Last night, I had the pleasure of watching a documentary about human/elephant conflict in Sri Lanka. The name of the film is Common Ground and it was presented by Greener Media, a multimedia production company based in New York City. It was very inspiring to know that the primary contributors to this film are all based in the NJ/NY area. I have been a staunch supporter of preserving and protecting elephants and yet, I had no idea there was an organization like the Sir Lanka Wildlife Conservation Society right in my neighborhood! They fight to educate people, both in the states, and in Sri Lanka so that human and elephant welfare can coincide and ease the tensions that are currently creating the paradox of the elephants’ status in Sri Lanka as revered and sacred to feared and intrusive.
The film traces the ancient status of elephants in Sri Lanka and the buddhist belief that they are sacred, to the present day internal conflict and ever-expanding human population that is encroaching on elephants’ territories. You see firsthand the fear and displacement on both parts as they struggle to survive in a land that is healing from war and driven to survive. Unlike the plight of African elephants who must contend with the unrelenting demand for ivory and therefore, the brutality of poaching, Asian elephants are battling for land. The Sri Lanka farmers who dwell in elephant territories (some newly re-opened post-war) face the threat of crop raiding and destruction of their homes at the hands of the elpehants. Co-existing on the same land has proven to be challenging and sometimes fatal for both sides. The film really explores this dynamic and raises some great questions about how peace can be established between man and elephant.

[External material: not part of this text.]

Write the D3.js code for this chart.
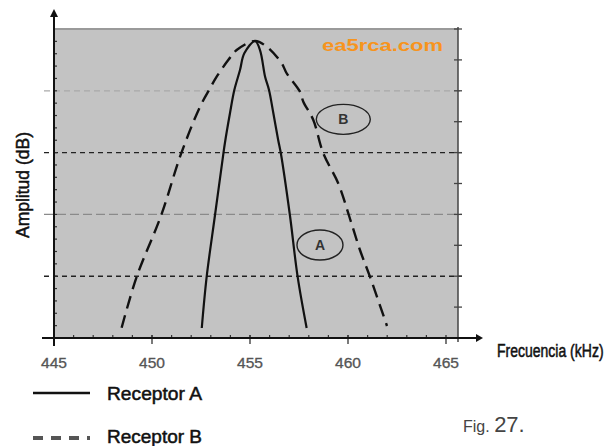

While there are some sad elements to the film, there is also a sign of hope and reconciliation, as the Sri Lanka Wildlife Conservation Society works with farmers to devise constructive strategies for co-existence. They are even raising funds to purchase an “elephant bus” to transport children to school without the threat of crossing the path of wild elephants on foot. They are also constructing effective fencing to section off territories between humans and elephants, as well as teaching more sustainable farming practices that repel elephants, yield more returns, and conserve the land.
If you’re interested in getting involved, donating, or simply finding out more, please visit the site www.slwcs.org. They also offer trips to Sri Lanka where you can teach English and play a part in saving elephants on the ground.
Elephants are wildly intelligent, mystical creatures that deserve to roam this planet without fear of extinction. We all must do our part to secure their future. As for me…I was able to buy 2 beautiful prints of the Sri Lankan elephants taken by Charlie Tighe of codedmotion.com. Half the proceeds went to these elephants. Their images will serve as a reminder of their magnifence and importance in our ecosystems. We all have to do our part. Can you imagine a world where elephants only exist in photos or folklore? I can’t either. Take a stand and lend a hand!